The wheelbase of the new car is 66mm longer than the old, and identical to that of the new Golf. Skoda’s engineers also claim that the seating positions for the Octavia and Golf are the same, which makes it even harder to explain why the Octavia is so much more spacious than its cousin. The Golf’s rear quarters are roomy, but those of the Skoda are nothing less than palatial. There’s enough legroom for two six-footers to sit comfortably in tandem and the headroom is generous. The engineers were surprisingly coy about how they’ve achieved this feat but the answer must lie in clever detailing.
Equally impressive is the boot capacity. This was a strength of the old Octavia and the boot volume of the new model has grown by 36 litres. With the rear seats in place the capacity is 560 litres, which grows to 1350 litres when the split/fold rear seats are folded down. This trounces the Golf’s 350/1184 litres, and even the Ford Mondeo can muster just 500 litres.
Given the Octavia’s showroom appeal, it would be a shame if the test drive was a disappointment. Thankfully, it is not. VW was determined to ensure the dynamics of the latest Golf were competitive and, by default, the sibling models also benefit. The MacPherson strut front suspension and multi-link rear is familiar, although it has been retuned by Skoda engineers.
Skoda’s brand philosophy emphasises comfort and the Octavia’s ride is a little more cosseting than that of the Golf or the Ford Focus. The way that it dealt with the pockmarked, half-finished highways of our Greek test route was particularly impressive and should translate well into UK driving conditions. And this comfort has not been achieved at the expense of high-speed body control.
It would be wrong to describe the Octavia as a sporting drive, but it is extremely capable and good fun. Body roll is well suppressed, the gearchange is positive and the electro-mechanical steering is among the best we’ve experienced. Enthusiastic drivers should note that the car is at its most agile when fitted with the lightweight 1.6 FSI petrol engine – the extra mass of the 2.0 TDi unit tends to blunt its responses.
Intriguingly, the installation of the 1.6, 115bhp direct-injection FSI petrol engine is much better in the Octavia than it is in the Golf. It no longer sounds raucous at high revs and this makes it a pleasing companion. The flagship, 140bhp TDi is no less impressive and delivers refined, effortless urge and economy – 0-62mph takes 9.6sec and it returns an average of 47.9mpg.
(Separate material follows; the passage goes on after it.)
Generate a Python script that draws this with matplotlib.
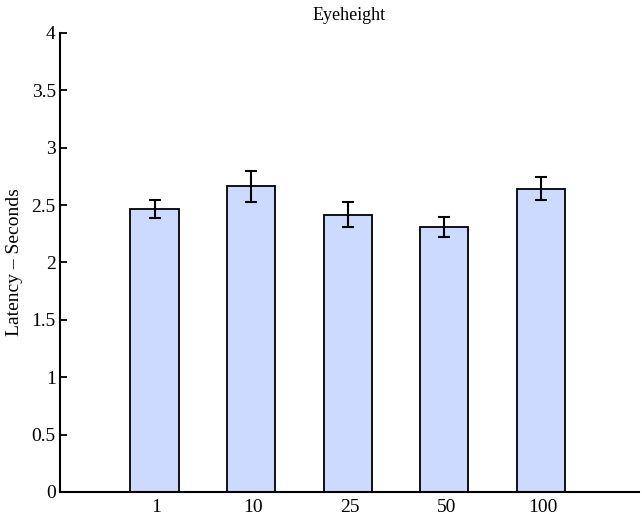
import matplotlib
matplotlib.use('Agg')
import matplotlib.pyplot as plt
import numpy as np

plt.rcParams['font.family'] = ['Liberation Serif', 'DejaVu Serif']

labels = ['1', '10', '25', '50', '100']
latency = [2.466, 2.664, 2.417, 2.309, 2.643]
err = [0.077, 0.136, 0.106, 0.090, 0.099]

fig = plt.figure(figsize=(6.42, 5.21), dpi=100)
ax = fig.add_axes([0.0935, 0.0557, 0.902, 0.881])

x = np.arange(1, len(labels) + 1)
ax.bar(x - 0.02, latency, width=0.5, color='#ccdaff', edgecolor='black', linewidth=1.3, zorder=2)
ax.errorbar(x - 0.02, latency, yerr=err, fmt='none', ecolor='black', elinewidth=1.5,
            capsize=4, capthick=1.5, zorder=3)

ax.set_xlim(0, 6)
ax.set_ylim(0, 4)
ax.set_xticks(x)
ax.set_xticklabels(labels)
ax.set_yticks(np.arange(0, 4.01, 0.5))
ax.set_yticklabels(['0', '0.5', '1', '1.5', '2', '2.5', '3', '3.5', '4'])
ax.tick_params(axis='y', direction='in', length=5, width=1.3, labelsize=14, pad=3)
ax.tick_params(axis='x', length=0, labelsize=14, pad=5)

ax.spines['top'].set_visible(False)
ax.spines['right'].set_visible(False)
ax.spines['left'].set_linewidth(1.5)
ax.spines['bottom'].set_linewidth(1.5)

ax.set_ylabel('Latency \u2013 Seconds', fontsize=14, labelpad=6)
ax.set_title('Eyeheight', fontsize=13, pad=9)

fig.savefig('out.png', dpi=100)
The latter is also available with the VW group’s brilliant dual-clutch Direct Shift Gearbox (DSG), although in this application, the DSG does not include a paddle-shift change facility.
There will also be a 75bhp 1.4, a 102bhp non-FSI 1.6 and a 105bhp, 1.9-litre TDi, although these were unavailable for test, and a 150bhp 2.0FSI will join the range next February.
Exact prices and specifications will be announced closer to the Octavia’s July market launch, but the entry-level 1.4 Classic is likely to dip under £11,000. It will also be priced to compete directly with such cars as the Vauxhall Astra, Ford Focus and Peugeot 307. Three trim levels will be available – Classic, Ambiente and Elegance – and the mid-spec Ambiente will feature such niceties as air-con, remote locking and a CD multichanger.
There is no doubt that the Golf continues to have a better image than the Octavia and that as a result the residual values are likely to be stronger. But there is also no doubt that in nearly every other qualitative domain, the Skoda is a better car than its VW sibling. Skoda isn’t just offering ‘an extra bit of car’ for the money, it is offering a better car, period.